Diagnostic Performance of Universal-Learning Ultrasound AI Across Multiple Organs and Tasks: the UUSIC25 Challenge
Zehui Lin, Luyi Han, Xin Wang, Ying Zhou, Yanming Zhang, Tianyu Zhang, Lingyun Bao, Shandong Wu, Dong Xu, Tao Tan, the UUSIC25 Challenge Consortium
TL;DR
Ultrasound AI has been largely fragmented into organ-/task-specific tools. The UUSIC25 challenge demonstrates that a single general-purpose model can jointly perform multi-organ segmentation and classification with strong accuracy and favorable inference efficiency, even across a fully private, multi-center test set. However, significant generalization gaps emerge when applying models to unseen data, underscoring the need for improved domain generalization and regulatory pathways for multi-task deployment. The work advocates for all-in-one ultrasound AI systems and provides a roadmap for architecture, data strategy, and evaluation to advance clinically robust, cross-organ decision support.
Abstract
IMPORTANCE: Current ultrasound AI remains fragmented into single-task tools, limiting clinical utility compared to versatile modern ultrasound systems. OBJECTIVE: To evaluate the diagnostic accuracy and efficiency of single general-purpose deep learning models for multi-organ classification and segmentation. DESIGN: The Universal UltraSound Image Challenge 2025 (UUSIC25) involved developing algorithms on 11,644 images (public/private). Evaluation used an independent, multi-center test set of 2,479 images, including data from a center completely unseen during training to assess generalization. OUTCOMES: Diagnostic performance (Dice Similarity Coefficient [DSC]; Area Under the Receiver Operating Characteristic Curve [AUC]) and computational efficiency (inference time, GPU memory). RESULTS: Of 15 valid algorithms, the top model (SMART) achieved a macro-averaged DSC of 0.854 across 5 segmentation tasks and AUC of 0.766 for binary classification.

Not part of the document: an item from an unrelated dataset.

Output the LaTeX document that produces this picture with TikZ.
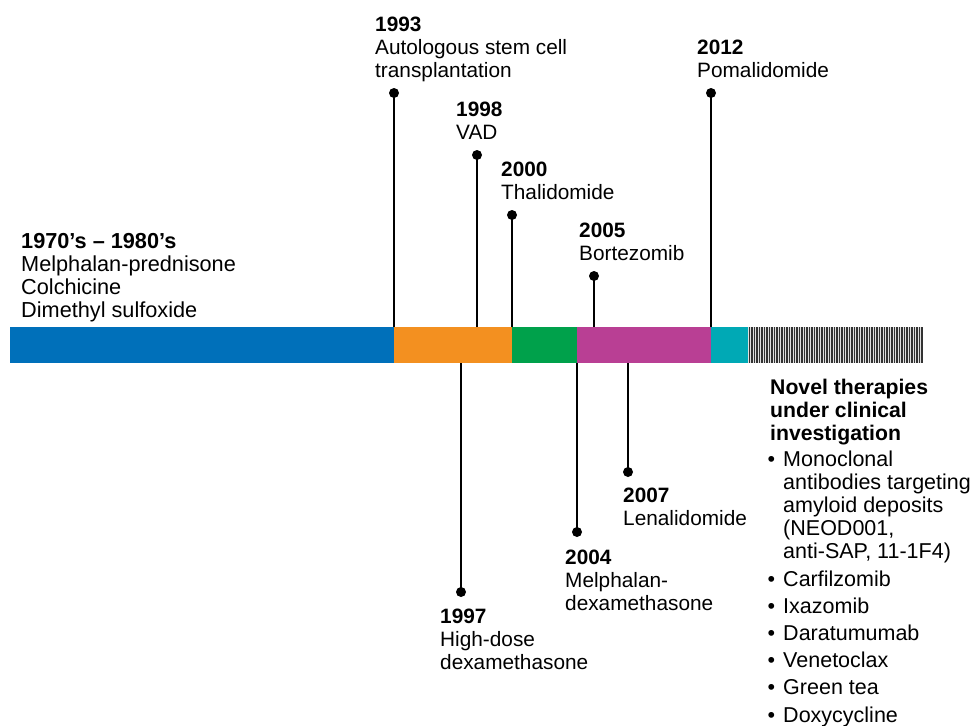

Models showed high capability in segmentation (e.g., fetal head DSC: 0.942) but variability in complex tasks subject to domain shift. Notably, in breast cancer molecular subtyping, the top model's performance dropped from AUC 0.571 (internal) to 0.508 (unseen external center), highlighting generalization challenges. CONCLUSIONS: General-purpose AI models achieve high accuracy and efficiency across multiple tasks using a single architecture. However, performance degradation on unseen data suggests domain generalization is critical for future clinical deployment.